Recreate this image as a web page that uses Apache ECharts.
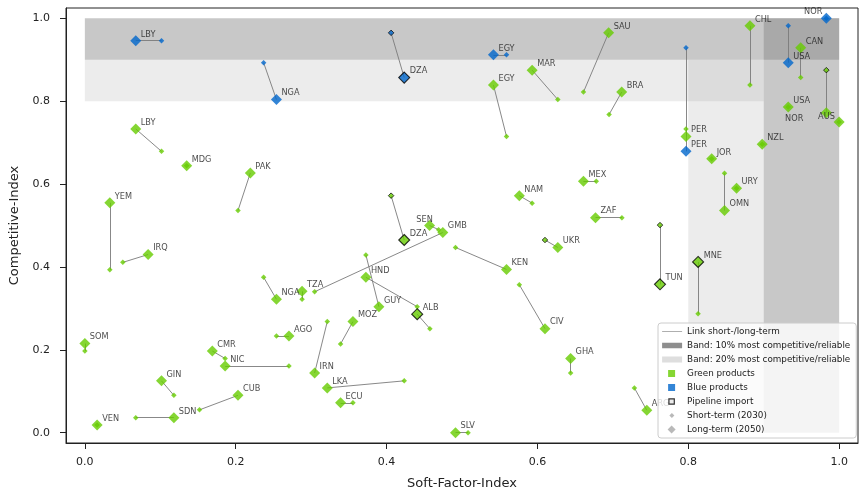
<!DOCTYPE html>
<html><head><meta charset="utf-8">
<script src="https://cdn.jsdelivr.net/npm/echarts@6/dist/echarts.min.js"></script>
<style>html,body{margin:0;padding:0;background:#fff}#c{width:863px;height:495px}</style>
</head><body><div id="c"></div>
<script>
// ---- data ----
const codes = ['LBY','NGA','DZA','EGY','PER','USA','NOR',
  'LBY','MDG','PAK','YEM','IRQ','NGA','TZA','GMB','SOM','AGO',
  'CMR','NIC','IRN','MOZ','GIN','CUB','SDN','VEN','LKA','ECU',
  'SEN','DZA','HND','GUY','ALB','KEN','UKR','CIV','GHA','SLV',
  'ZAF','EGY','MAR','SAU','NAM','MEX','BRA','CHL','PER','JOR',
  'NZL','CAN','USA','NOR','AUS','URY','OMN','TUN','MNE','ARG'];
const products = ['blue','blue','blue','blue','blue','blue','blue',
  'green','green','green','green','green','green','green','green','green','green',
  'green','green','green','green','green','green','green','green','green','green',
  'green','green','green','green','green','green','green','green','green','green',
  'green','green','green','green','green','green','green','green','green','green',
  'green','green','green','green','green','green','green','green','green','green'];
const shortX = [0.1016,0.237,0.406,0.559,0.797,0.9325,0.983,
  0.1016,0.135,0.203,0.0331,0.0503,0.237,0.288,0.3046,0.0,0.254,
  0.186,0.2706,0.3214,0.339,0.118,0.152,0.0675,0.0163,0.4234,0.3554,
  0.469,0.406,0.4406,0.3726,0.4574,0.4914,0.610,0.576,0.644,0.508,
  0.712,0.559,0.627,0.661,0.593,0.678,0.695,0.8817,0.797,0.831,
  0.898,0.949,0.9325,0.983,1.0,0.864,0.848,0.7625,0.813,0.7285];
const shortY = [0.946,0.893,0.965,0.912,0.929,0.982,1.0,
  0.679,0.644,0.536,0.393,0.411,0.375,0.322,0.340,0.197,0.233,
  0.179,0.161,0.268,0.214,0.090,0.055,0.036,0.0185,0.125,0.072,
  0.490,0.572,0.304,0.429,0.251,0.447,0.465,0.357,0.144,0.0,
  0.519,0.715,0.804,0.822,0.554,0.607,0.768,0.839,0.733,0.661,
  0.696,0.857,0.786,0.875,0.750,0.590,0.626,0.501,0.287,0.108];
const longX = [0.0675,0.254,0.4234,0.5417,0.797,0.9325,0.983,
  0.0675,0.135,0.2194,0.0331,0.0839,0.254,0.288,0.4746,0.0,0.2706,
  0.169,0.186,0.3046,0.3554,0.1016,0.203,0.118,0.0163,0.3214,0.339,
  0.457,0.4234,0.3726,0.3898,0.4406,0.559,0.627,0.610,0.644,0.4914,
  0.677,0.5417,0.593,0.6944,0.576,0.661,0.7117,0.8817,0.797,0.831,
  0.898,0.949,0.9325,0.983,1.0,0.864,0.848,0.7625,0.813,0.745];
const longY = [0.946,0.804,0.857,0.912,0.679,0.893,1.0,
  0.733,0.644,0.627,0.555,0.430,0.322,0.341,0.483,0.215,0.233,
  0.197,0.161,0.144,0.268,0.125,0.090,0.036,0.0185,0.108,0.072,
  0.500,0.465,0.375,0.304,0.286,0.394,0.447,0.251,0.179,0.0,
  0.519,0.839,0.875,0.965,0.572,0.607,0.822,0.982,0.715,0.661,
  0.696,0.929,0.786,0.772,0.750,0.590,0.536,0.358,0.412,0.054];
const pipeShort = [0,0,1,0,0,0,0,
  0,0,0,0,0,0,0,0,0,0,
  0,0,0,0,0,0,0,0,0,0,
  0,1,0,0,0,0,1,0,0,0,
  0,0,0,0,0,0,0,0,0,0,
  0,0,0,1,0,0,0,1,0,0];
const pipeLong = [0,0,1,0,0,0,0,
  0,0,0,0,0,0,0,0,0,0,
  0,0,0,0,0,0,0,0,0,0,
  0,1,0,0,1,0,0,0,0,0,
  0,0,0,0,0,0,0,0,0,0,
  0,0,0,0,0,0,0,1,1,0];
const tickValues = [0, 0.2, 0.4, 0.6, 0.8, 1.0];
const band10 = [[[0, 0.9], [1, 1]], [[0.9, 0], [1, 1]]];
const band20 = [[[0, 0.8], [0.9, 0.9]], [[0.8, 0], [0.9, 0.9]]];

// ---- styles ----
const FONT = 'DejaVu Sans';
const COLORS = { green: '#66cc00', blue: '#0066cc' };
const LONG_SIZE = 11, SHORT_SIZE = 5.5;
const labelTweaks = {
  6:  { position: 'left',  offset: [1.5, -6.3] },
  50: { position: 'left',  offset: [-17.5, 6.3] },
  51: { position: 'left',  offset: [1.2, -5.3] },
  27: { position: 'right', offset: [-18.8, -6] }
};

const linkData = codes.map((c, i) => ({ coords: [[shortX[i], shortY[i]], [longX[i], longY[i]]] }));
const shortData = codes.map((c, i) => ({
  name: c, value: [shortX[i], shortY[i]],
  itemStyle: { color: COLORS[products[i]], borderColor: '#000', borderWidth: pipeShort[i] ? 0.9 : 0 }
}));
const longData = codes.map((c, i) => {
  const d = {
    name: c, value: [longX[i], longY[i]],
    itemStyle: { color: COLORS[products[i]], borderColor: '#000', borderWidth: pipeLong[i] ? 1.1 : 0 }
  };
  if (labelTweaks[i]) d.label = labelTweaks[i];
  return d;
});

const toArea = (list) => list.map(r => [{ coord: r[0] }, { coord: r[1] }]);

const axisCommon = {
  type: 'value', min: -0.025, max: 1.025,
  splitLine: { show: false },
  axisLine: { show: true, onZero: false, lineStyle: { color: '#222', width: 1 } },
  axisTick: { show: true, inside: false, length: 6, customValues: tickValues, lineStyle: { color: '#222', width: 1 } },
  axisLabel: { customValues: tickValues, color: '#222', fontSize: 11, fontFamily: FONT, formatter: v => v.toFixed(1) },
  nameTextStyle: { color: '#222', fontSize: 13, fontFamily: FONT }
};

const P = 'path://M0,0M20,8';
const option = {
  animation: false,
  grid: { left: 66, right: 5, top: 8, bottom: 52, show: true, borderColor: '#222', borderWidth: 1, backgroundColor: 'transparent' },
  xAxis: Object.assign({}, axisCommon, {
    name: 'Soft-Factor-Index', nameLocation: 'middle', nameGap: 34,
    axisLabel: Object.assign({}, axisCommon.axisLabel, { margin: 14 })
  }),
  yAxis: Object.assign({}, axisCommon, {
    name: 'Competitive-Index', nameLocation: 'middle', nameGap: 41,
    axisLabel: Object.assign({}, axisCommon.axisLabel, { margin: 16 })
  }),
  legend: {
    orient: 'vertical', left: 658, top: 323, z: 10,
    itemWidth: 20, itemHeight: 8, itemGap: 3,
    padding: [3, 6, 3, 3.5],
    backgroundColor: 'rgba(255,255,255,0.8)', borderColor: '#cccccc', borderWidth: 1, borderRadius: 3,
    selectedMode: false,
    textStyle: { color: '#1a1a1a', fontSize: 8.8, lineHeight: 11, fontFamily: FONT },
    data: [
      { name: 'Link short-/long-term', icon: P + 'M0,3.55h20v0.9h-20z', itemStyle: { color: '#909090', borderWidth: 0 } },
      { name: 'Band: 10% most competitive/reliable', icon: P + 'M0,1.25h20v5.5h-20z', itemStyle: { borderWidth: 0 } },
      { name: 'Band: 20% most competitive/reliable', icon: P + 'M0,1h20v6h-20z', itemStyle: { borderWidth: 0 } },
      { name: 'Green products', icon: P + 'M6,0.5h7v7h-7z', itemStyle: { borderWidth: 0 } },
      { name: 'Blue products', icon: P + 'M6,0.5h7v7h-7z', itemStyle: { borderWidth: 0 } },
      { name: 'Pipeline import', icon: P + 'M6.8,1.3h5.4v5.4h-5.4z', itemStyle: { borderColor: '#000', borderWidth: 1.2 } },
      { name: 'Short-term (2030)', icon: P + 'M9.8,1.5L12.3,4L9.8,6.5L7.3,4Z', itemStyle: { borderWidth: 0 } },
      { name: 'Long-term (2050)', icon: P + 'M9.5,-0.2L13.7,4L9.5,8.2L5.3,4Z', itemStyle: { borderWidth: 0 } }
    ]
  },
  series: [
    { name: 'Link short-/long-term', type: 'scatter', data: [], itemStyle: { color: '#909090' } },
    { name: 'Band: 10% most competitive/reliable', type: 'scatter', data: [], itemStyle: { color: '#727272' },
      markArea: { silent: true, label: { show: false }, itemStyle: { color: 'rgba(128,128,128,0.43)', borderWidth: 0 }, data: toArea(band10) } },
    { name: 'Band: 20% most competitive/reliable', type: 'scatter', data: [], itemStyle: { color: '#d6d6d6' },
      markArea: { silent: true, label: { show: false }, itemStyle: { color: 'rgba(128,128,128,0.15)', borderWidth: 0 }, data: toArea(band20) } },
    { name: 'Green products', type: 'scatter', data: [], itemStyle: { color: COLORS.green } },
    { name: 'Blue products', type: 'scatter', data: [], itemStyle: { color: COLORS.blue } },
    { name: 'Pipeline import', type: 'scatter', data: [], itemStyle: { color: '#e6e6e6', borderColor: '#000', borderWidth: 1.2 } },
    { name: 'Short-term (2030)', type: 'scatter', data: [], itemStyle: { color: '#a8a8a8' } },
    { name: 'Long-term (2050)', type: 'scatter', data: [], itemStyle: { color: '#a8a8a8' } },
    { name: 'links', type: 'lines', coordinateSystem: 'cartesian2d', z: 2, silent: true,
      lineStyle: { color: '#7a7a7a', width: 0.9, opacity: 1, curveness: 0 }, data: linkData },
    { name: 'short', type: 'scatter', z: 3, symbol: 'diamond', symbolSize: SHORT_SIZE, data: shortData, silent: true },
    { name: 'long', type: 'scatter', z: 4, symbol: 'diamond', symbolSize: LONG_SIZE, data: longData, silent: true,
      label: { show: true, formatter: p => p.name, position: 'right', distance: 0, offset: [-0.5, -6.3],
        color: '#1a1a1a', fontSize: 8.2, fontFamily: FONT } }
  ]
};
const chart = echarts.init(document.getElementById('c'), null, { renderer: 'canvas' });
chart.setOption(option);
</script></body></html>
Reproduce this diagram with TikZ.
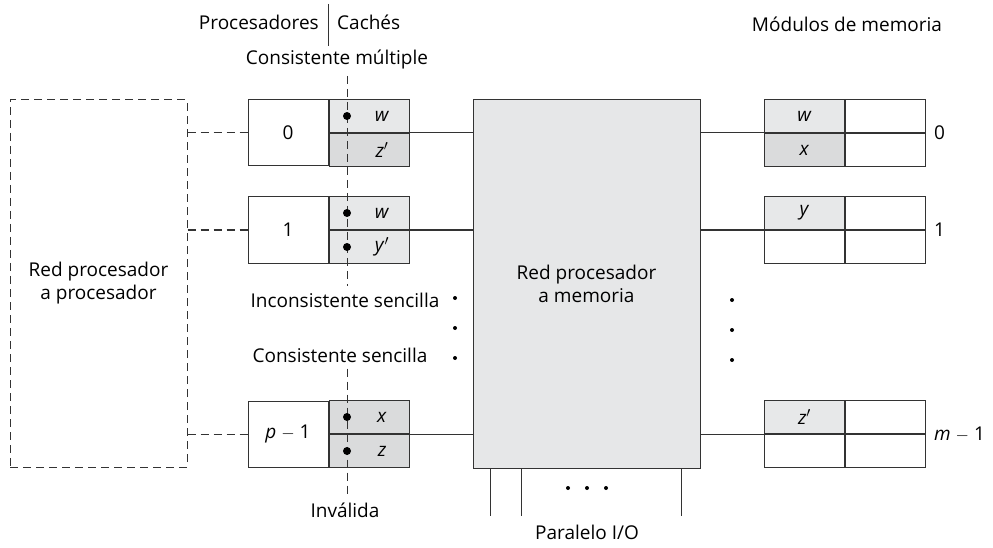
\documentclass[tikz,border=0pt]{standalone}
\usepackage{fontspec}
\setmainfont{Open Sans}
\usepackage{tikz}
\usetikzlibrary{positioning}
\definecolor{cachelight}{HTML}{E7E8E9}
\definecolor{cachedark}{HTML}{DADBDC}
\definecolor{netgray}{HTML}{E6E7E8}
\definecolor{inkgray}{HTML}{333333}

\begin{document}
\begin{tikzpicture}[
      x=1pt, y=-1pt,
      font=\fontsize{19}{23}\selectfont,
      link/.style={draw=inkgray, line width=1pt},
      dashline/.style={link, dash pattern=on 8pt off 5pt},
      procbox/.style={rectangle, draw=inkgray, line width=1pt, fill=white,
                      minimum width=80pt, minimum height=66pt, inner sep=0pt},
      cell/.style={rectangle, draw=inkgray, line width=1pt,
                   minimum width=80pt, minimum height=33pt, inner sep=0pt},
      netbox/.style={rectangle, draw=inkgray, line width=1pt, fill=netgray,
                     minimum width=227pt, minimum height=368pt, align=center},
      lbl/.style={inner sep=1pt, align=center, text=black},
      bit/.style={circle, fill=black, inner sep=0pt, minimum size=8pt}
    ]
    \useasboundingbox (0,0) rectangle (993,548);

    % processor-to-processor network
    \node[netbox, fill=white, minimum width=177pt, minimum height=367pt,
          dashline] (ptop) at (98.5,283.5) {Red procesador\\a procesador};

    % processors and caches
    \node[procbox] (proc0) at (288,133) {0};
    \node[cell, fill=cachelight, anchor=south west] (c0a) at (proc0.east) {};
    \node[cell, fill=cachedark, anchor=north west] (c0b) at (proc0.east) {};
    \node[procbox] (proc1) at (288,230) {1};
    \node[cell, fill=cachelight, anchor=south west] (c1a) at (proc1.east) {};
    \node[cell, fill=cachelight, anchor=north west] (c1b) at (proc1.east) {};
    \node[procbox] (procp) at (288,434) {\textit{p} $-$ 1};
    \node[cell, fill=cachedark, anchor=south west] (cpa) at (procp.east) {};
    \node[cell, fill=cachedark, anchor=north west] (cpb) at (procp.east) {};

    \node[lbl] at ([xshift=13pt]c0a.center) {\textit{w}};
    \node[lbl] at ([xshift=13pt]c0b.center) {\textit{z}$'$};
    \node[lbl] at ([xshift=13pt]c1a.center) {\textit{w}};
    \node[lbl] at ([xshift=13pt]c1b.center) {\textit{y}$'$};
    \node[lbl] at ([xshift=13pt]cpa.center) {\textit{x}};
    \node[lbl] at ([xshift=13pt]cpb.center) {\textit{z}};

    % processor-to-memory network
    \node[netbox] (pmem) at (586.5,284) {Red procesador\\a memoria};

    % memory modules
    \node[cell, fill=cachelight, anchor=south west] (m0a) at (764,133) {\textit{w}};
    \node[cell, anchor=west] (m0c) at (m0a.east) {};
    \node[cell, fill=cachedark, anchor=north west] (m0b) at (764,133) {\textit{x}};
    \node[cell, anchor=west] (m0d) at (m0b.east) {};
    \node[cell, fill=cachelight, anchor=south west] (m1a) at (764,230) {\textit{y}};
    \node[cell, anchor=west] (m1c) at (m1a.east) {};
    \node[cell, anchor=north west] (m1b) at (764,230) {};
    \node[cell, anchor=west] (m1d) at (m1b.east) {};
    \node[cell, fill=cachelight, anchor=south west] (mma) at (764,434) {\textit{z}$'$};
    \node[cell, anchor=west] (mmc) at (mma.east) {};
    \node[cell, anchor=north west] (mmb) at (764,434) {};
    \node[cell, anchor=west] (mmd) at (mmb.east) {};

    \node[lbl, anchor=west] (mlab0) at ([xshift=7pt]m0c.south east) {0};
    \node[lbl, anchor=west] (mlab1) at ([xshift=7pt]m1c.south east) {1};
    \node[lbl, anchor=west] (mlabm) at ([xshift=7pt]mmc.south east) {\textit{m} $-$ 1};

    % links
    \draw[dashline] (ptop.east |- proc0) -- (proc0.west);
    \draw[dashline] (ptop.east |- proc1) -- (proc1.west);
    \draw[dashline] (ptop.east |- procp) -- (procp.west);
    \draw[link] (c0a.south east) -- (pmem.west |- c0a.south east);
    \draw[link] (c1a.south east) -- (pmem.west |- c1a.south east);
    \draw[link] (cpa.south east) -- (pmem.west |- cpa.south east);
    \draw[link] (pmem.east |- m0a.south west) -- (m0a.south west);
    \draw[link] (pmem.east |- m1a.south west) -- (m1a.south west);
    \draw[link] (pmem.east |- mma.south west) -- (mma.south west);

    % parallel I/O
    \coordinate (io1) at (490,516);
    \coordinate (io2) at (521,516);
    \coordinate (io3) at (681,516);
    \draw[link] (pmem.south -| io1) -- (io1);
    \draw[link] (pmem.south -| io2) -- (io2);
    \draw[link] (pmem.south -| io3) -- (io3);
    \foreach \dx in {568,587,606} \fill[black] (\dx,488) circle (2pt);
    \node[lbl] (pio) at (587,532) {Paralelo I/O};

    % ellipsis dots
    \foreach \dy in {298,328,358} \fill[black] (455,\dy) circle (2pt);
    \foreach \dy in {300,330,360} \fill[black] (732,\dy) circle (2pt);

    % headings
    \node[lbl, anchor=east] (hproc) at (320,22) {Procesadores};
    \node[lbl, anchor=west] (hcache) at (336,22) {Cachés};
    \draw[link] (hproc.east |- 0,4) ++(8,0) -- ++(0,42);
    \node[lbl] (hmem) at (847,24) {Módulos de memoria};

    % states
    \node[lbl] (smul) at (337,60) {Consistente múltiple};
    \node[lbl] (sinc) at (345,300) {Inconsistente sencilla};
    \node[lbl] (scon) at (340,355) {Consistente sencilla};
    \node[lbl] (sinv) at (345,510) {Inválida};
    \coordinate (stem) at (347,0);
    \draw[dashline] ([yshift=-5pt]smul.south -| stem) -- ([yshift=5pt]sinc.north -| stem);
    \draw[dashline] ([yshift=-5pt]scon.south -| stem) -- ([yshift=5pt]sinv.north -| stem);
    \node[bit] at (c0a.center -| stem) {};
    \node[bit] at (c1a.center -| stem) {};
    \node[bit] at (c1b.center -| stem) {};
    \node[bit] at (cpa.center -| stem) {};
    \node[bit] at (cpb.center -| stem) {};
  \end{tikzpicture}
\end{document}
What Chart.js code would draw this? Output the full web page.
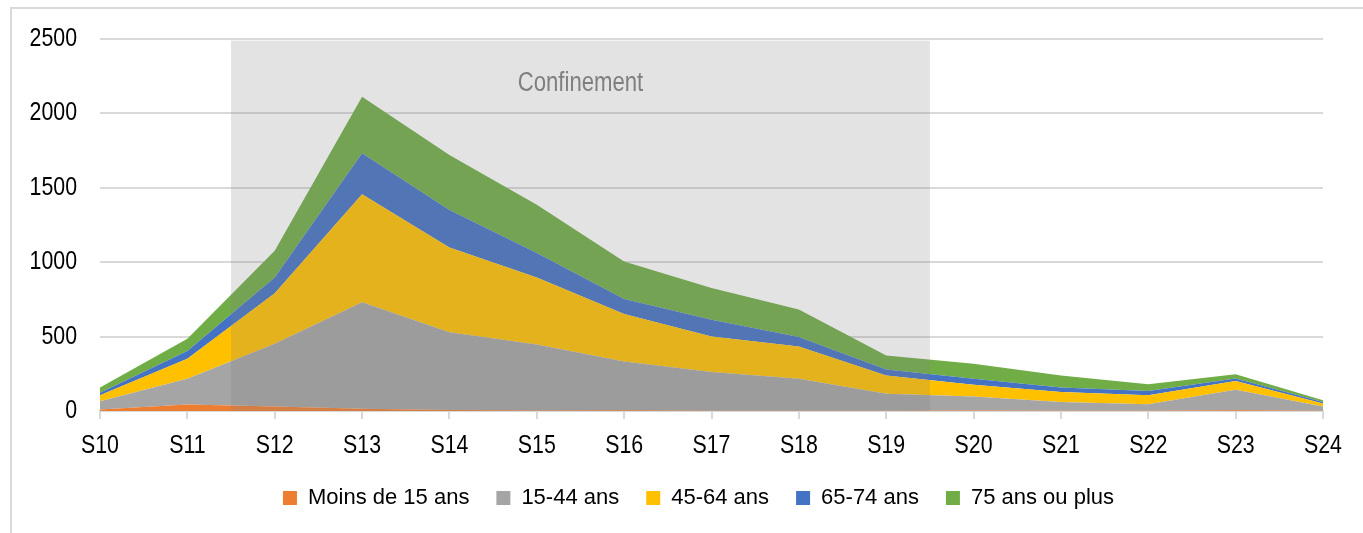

--- Problem requirements ---
Each line that holds the word "this" is to be copied.

--- Task result ---
Recreate this image as a web page that uses Apache ECharts.
Reproduce this diagram with TikZ.
What Chart.js code would draw this? Output the full web page.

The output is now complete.